(Records with drawing code)
·····

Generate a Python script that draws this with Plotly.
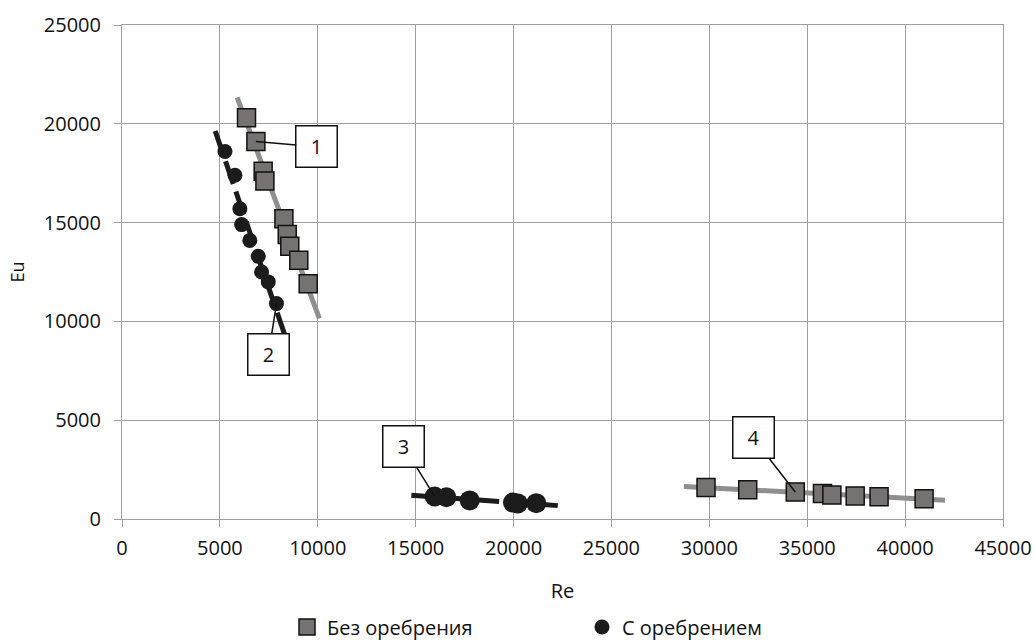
import numpy as np
import plotly.graph_objects as go

# ---- data ----
re1 = [6360, 6840, 7210, 7300, 8270, 8440, 8570, 9030, 9510]
eu1 = [20300, 19100, 17600, 17100, 15200, 14400, 13800, 13100, 11900]

re2 = [5260, 5770, 6020, 6110, 6530, 6960, 7130, 7470, 7890]
eu2 = [18600, 17400, 15700, 14900, 14100, 13300, 12500, 12000, 10900]

re3 = [15970, 16570, 17760, 19970, 20220, 21160]
eu3 = [1140, 1100, 940, 830, 790, 800]

re4 = [29830, 31960, 34390, 35780, 36260, 37450, 38670, 40970]
eu4 = [1590, 1480, 1370, 1290, 1210, 1170, 1120, 1030]

name_sq = "Без оребрения"
name_ci = "С оребрением"
labels = ["1", "2", "3", "4"]
label_idx = [1, 8, 0, 2]                 # point each callout points at
forecast_back = [480, 500, 1190, 1130]   # linear trendline forecast backward (Re)
forecast_fwd = [570, 430, 1100, 1070]    # linear trendline forecast forward (Re)

x_ticks = list(range(0, 45001, 5000))
y_ticks = list(range(0, 25001, 5000))

# ---- styles ----
SQ_FILL = "#777272"
GRAY_LINE = "#8f8f8f"
BLACK = "#1b1b1b"
FONT = "Open Sans"

series = [
    (re1, eu1, "square"),
    (re2, eu2, "circle"),
    (re3, eu3, "circle"),
    (re4, eu4, "square"),
]

fig = go.Figure()

# linear trendlines, drawn under the markers
for i, (xs, ys, kind) in enumerate(series):
    k, c = np.polyfit(xs, ys, 1)
    xt = np.array([min(xs) - forecast_back[i], max(xs) + forecast_fwd[i]])
    yt = k * xt + c
    if kind == "square":
        line = dict(color=GRAY_LINE, width=5)
    else:
        line = dict(color=BLACK, width=5, dash="24px,8px")
    fig.add_trace(go.Scatter(x=xt, y=yt, mode="lines", line=line,
                             showlegend=False, hoverinfo="skip"))

# markers
for i, (xs, ys, kind) in enumerate(series):
    if kind == "square":
        marker = dict(symbol="square", size=18, color=SQ_FILL,
                      line=dict(color="#111111", width=1.5))
        nm, lg = name_sq, "legend"
        show = i == 0
    else:
        sz = 15 if i == 1 else 20
        marker = dict(symbol="circle", size=sz, color=BLACK,
                      line=dict(color=BLACK, width=0))
        nm, lg = name_ci, "legend2"
        show = i == 1
    fig.add_trace(go.Scatter(x=xs, y=ys, mode="markers", marker=marker,
                             name=nm, legend=lg, showlegend=show))

# callout labels
offsets = [(61, 5), (-8, 51), (-31, -50), (-42, -54)]
for i, (xs, ys, kind) in enumerate(series):
    k = label_idx[i]
    fig.add_annotation(
        x=xs[k], y=ys[k], text=labels[i], showarrow=True, arrowhead=0,
        arrowwidth=1.5, arrowcolor="#111111", standoff=0,
        ax=offsets[i][0], ay=offsets[i][1],
        width=40, height=40, borderpad=0, borderwidth=1.5,
        bordercolor="#111111", bgcolor="white",
        font=dict(family=FONT, size=20, color="#111111"),
    )

axis_common = dict(
    showgrid=True, gridcolor="#a0a0a0", gridwidth=1,
    showline=True, linecolor="#a0a0a0", linewidth=1, mirror=True,
    ticks="outside", ticklen=7, tickcolor="#a0a0a0",
    zeroline=False, automargin=False,
    tickfont=dict(family=FONT, size=20, color="#111111"),
)

fig.update_xaxes(range=[0, 45000], tickvals=x_ticks, ticktext=[str(v) for v in x_ticks],
                 ticklabelstandoff=4,
                 title=dict(text="Re", font=dict(family=FONT, size=20, color="#111111"),
                            standoff=23),
                 **axis_common)
fig.update_yaxes(range=[0, 25000], tickvals=y_ticks, ticktext=[str(v) for v in y_ticks],
                 ticklabelstandoff=9,
                 title=dict(text="Eu", font=dict(family=FONT, size=18, color="#111111"),
                            standoff=14),
                 **axis_common)

legend_common = dict(
    orientation="h", xref="container", yref="container",
    yanchor="middle", y=(642 - 627) / 642, xanchor="left",
    font=dict(family=FONT, size=20, color="#111111"),
    bgcolor="rgba(0,0,0,0)", borderwidth=0,
)

fig.update_layout(
    width=1035, height=642,
    margin=dict(l=122, r=32, t=25, b=123),
    paper_bgcolor="white", plot_bgcolor="white",
    showlegend=True,
    legend=dict(x=287 / 1035, **legend_common),
    legend2=dict(x=582 / 1035, **legend_common),
    font=dict(family=FONT),
)

fig.write_html("out.html", config={"displayModeBar": False},
               post_script="document.body.style.margin='0';")
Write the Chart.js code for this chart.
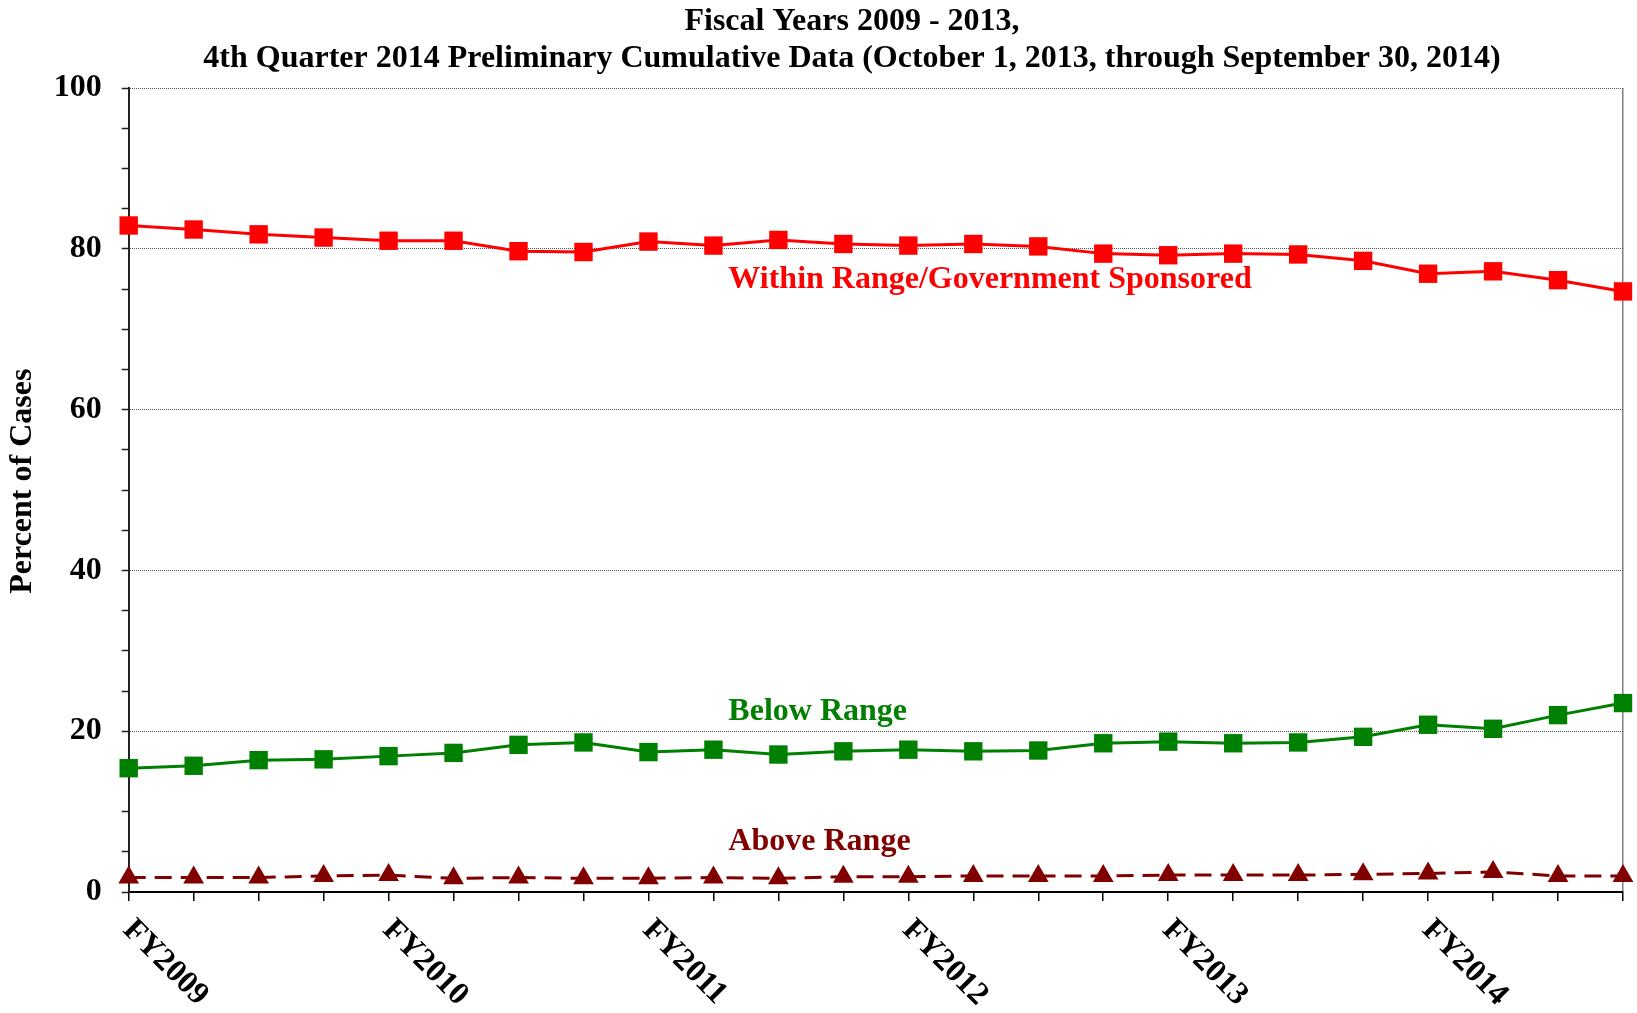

·····

## WHAT TO PRODUCE
Pictures are excluded; copy every other part of the records exactly.

## THE COMPLETED TASK
Generate a Python script that draws this with Plotly.
import numpy as np
import plotly.graph_objects as go

# ---- data ----
re1 = [6360, 6840, 7210, 7300, 8270, 8440, 8570, 9030, 9510]
eu1 = [20300, 19100, 17600, 17100, 15200, 14400, 13800, 13100, 11900]

re2 = [5260, 5770, 6020, 6110, 6530, 6960, 7130, 7470, 7890]
eu2 = [18600, 17400, 15700, 14900, 14100, 13300, 12500, 12000, 10900]

re3 = [15970, 16570, 17760, 19970, 20220, 21160]
eu3 = [1140, 1100, 940, 830, 790, 800]

re4 = [29830, 31960, 34390, 35780, 36260, 37450, 38670, 40970]
eu4 = [1590, 1480, 1370, 1290, 1210, 1170, 1120, 1030]

name_sq = "Без оребрения"
name_ci = "С оребрением"
labels = ["1", "2", "3", "4"]
label_idx = [1, 8, 0, 2]                 # point each callout points at
forecast_back = [480, 500, 1190, 1130]   # linear trendline forecast backward (Re)
forecast_fwd = [570, 430, 1100, 1070]    # linear trendline forecast forward (Re)

x_ticks = list(range(0, 45001, 5000))
y_ticks = list(range(0, 25001, 5000))

# ---- styles ----
SQ_FILL = "#777272"
GRAY_LINE = "#8f8f8f"
BLACK = "#1b1b1b"
FONT = "Open Sans"

series = [
    (re1, eu1, "square"),
    (re2, eu2, "circle"),
    (re3, eu3, "circle"),
    (re4, eu4, "square"),
]

fig = go.Figure()

# linear trendlines, drawn under the markers
for i, (xs, ys, kind) in enumerate(series):
    k, c = np.polyfit(xs, ys, 1)
    xt = np.array([min(xs) - forecast_back[i], max(xs) + forecast_fwd[i]])
    yt = k * xt + c
    if kind == "square":
        line = dict(color=GRAY_LINE, width=5)
    else:
        line = dict(color=BLACK, width=5, dash="24px,8px")
    fig.add_trace(go.Scatter(x=xt, y=yt, mode="lines", line=line,
                             showlegend=False, hoverinfo="skip"))

# markers
for i, (xs, ys, kind) in enumerate(series):
    if kind == "square":
        marker = dict(symbol="square", size=18, color=SQ_FILL,
                      line=dict(color="#111111", width=1.5))
        nm, lg = name_sq, "legend"
        show = i == 0
    else:
        sz = 15 if i == 1 else 20
        marker = dict(symbol="circle", size=sz, color=BLACK,
                      line=dict(color=BLACK, width=0))
        nm, lg = name_ci, "legend2"
        show = i == 1
    fig.add_trace(go.Scatter(x=xs, y=ys, mode="markers", marker=marker,
                             name=nm, legend=lg, showlegend=show))

# callout labels
offsets = [(61, 5), (-8, 51), (-31, -50), (-42, -54)]
for i, (xs, ys, kind) in enumerate(series):
    k = label_idx[i]
    fig.add_annotation(
        x=xs[k], y=ys[k], text=labels[i], showarrow=True, arrowhead=0,
        arrowwidth=1.5, arrowcolor="#111111", standoff=0,
        ax=offsets[i][0], ay=offsets[i][1],
        width=40, height=40, borderpad=0, borderwidth=1.5,
        bordercolor="#111111", bgcolor="white",
        font=dict(family=FONT, size=20, color="#111111"),
    )

axis_common = dict(
    showgrid=True, gridcolor="#a0a0a0", gridwidth=1,
    showline=True, linecolor="#a0a0a0", linewidth=1, mirror=True,
    ticks="outside", ticklen=7, tickcolor="#a0a0a0",
    zeroline=False, automargin=False,
    tickfont=dict(family=FONT, size=20, color="#111111"),
)

fig.update_xaxes(range=[0, 45000], tickvals=x_ticks, ticktext=[str(v) for v in x_ticks],
                 ticklabelstandoff=4,
                 title=dict(text="Re", font=dict(family=FONT, size=20, color="#111111"),
                            standoff=23),
                 **axis_common)
fig.update_yaxes(range=[0, 25000], tickvals=y_ticks, ticktext=[str(v) for v in y_ticks],
                 ticklabelstandoff=9,
                 title=dict(text="Eu", font=dict(family=FONT, size=18, color="#111111"),
                            standoff=14),
                 **axis_common)

legend_common = dict(
    orientation="h", xref="container", yref="container",
    yanchor="middle", y=(642 - 627) / 642, xanchor="left",
    font=dict(family=FONT, size=20, color="#111111"),
    bgcolor="rgba(0,0,0,0)", borderwidth=0,
)

fig.update_layout(
    width=1035, height=642,
    margin=dict(l=122, r=32, t=25, b=123),
    paper_bgcolor="white", plot_bgcolor="white",
    showlegend=True,
    legend=dict(x=287 / 1035, **legend_common),
    legend2=dict(x=582 / 1035, **legend_common),
    font=dict(family=FONT),
)

fig.write_html("out.html", config={"displayModeBar": False},
               post_script="document.body.style.margin='0';")
Write the Chart.js code for this chart.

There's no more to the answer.